### Exercise instructions:
Look through the data below. Pick out the lines holding the string "matplotlib".

### Data supplied:
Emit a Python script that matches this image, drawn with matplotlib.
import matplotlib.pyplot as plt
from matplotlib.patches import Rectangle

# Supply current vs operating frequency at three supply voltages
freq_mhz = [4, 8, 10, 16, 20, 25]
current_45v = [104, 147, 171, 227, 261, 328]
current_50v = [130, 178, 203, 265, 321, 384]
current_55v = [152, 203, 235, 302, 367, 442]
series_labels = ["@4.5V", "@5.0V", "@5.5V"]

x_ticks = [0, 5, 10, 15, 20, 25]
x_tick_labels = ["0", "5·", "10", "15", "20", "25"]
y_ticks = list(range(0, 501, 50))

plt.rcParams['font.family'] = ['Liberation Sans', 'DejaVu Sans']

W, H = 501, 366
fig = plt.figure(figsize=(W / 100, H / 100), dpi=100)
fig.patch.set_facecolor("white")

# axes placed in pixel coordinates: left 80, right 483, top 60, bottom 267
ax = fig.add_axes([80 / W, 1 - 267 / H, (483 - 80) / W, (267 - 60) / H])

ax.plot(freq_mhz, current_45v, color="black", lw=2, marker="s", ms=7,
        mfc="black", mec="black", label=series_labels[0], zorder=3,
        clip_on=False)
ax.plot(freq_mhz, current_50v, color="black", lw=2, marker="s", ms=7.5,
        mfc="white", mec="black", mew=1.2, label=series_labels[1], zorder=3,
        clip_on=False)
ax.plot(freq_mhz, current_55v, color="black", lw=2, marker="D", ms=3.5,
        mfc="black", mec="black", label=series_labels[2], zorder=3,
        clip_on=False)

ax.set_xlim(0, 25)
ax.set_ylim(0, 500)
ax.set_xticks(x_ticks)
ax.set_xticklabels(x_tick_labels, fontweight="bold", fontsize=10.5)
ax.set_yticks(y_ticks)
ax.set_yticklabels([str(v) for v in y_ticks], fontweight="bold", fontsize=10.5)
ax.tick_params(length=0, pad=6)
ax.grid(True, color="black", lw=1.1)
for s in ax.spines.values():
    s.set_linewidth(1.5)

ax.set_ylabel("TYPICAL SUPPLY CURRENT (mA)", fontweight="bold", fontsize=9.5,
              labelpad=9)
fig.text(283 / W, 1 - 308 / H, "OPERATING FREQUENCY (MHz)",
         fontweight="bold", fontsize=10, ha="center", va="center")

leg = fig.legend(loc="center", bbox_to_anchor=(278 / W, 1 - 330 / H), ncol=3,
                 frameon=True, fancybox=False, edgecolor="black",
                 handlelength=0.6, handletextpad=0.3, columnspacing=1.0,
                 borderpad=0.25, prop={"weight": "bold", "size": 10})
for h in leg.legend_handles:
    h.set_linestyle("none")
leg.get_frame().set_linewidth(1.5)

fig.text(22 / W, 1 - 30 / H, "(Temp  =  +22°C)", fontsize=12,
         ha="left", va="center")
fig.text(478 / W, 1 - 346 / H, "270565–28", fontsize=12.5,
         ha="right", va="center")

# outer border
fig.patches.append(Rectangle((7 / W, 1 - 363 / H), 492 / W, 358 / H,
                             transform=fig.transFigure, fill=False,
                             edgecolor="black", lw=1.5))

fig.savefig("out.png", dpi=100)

--

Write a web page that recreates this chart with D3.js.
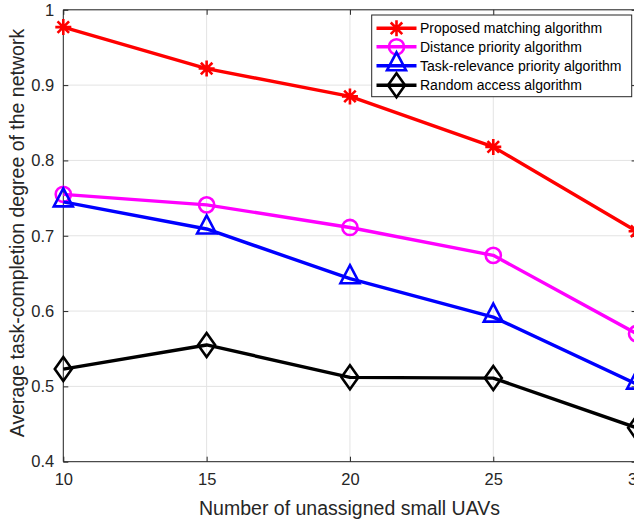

### Output for this exercise:
Emit a Python script that matches this image, drawn with matplotlib.
import matplotlib.pyplot as plt
from matplotlib.patches import Rectangle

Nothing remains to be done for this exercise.